The following are symbols and function representations that provide a high-level description of Ethereum. Many of these symbols represent a data structure, the details of which are described in subsequent sections.

  • σ: Ethereum world state
  • B: block
  • μ: EVM state
  • A: accumulated transaction sub-state
  • I: execution environment
  • o: output of H(μ,I); i.e., null if we're good to go or a set of data if execution should halt
  • Υ(σ,T) => σ': the transaction-level state transition function
  • Π(σ,B) => σ': the block-level state transition function; processes all transactions then finalizes with Ω
  • Ω(B,σ) => σ: block-finalization state transition function
  • O(σ,μ,A,I): one iteration of the execution cycle
  • H(μ,I) => o: outputs null while execution should continue or a series if execution should halt.

Ethereum World-State: σ

A mapping between addresses (external or contract) and account states. Saved as a Merkle-Patricia tree whose root is recorded on the blockchain backbone.
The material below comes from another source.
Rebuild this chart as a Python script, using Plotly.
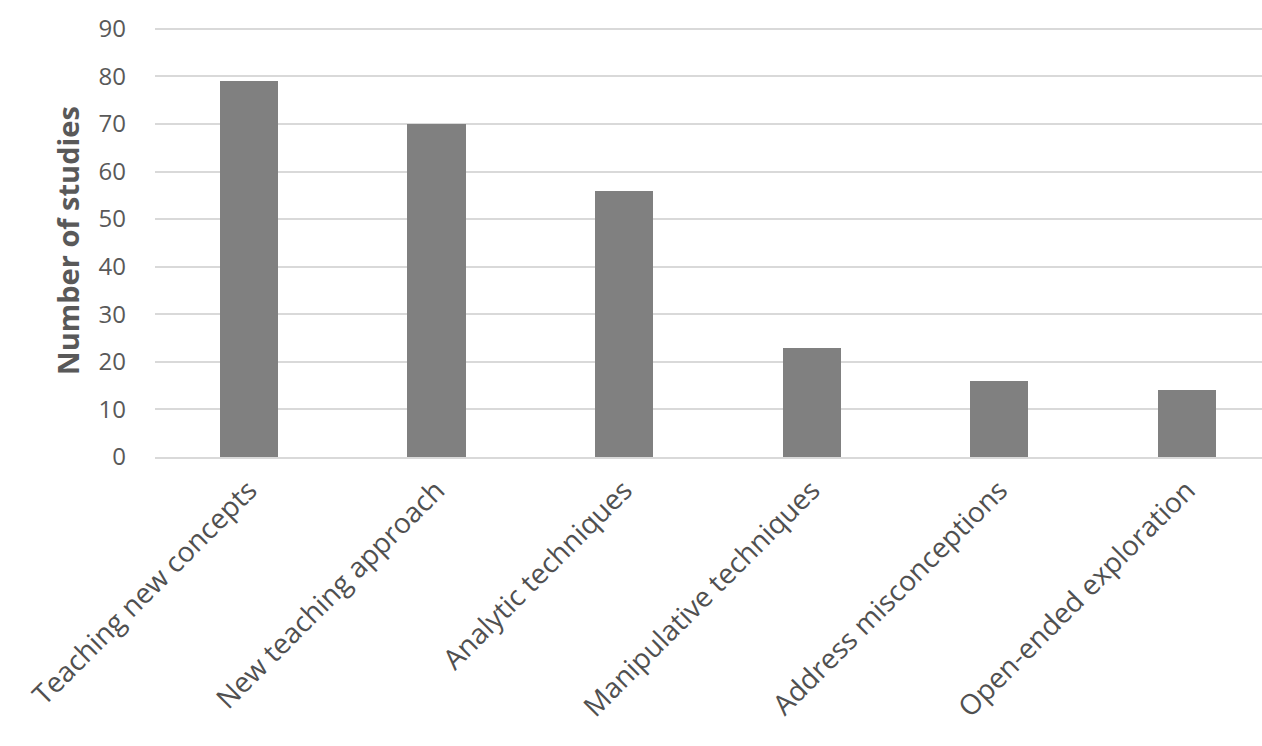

σ = [account1={...}, account2={...},
  account3={
    n: nonce, aka number of transactions sent by account3
    b: balance, i.e., the number of wei account3 controls
    s: storage root, hash of the Merkle-Patricia tree that contains this account's long-term data store
    c: code, hash of the EVM bytecode that controls this account; if this equals the hash of an empty string, this is a non-contract account.
  }, ...
]

The Block: B

B = Block = {
  H: Header = {
    p: parentHash,
    o: ommersHash,
    c: beneficiary,
    r: stateRoot,
    t: transactionsRoot,
    e: receiptsRoot,
    b: logsBloomFilter,
    d: difficulty,
    i: number,
    l: gasLimit,
    g: gasUsed,
    s: timestamp,
    x: extraData,
    m: mixHash,
    n: nonce,
  },
  T: Transactions = [
    tx1, tx2...
  ],
  U: Uncle block headers = [
    header1, header2...
  ],
  R: Transaction Receipts = [
    receipt_1 = {
      σ: root hash of the ETH state after transaction 1 finishes executing,
      u: cumulative gas used immediately after this tx completes,
      b: bloom filter,
      l: set of logs created while executing this tx
    }
  ]
}

Execution Environment: I

I = Execution Environment = {
  a: address(this), address of the account which owns the executing code
  o: tx.origin, original sender of the tx that initialized this execution
  p: tx.gasPrice, price of gas
  d: data, aka byte array of method id & args
  s: sender of this tx or initiator of this execution
  v: value sent along with this execution or transaction
  b: byte array of machine code to be executed
  H: header of the current block
  e: current stack depth
}

EVM State: μ

The state of the EVM during execution. This is the data structure provided by the debug_traceTransaction JSON RPC method. See this page for more details about using this method to investigate transaction execution.

μ = {
  g: gas left
  pc: program counter, i.e., index into which instruction of I.b to execute next
  m: memory contents, lazily initialized to 2^256 zeros
  i: number of words in memory
  s: stack contents
}

Accrued Sub-state: A

The data accumulated during tx execution that needs to be available at the end to finalize the transaction's state changes.

A = {
  s: suicide set, i.e., the accounts to delete at the end of this tx
  l: logs
  t: touched accounts
  r: refunds, e.g., gas received when storage is freed
}

Contract Creation

If we send a transaction tx to create a contract, tx.to is set to null, and we include a tx.init field that contains bytecode. This is NOT the bytecode run by the contract. Rather, it RETURNS the bytecode run by the contract, i.e., the tx.init code is run ONCE at contract creation and never again.

If T.to == 0, then this is a contract creation transaction, and T.init != null, T.data == null.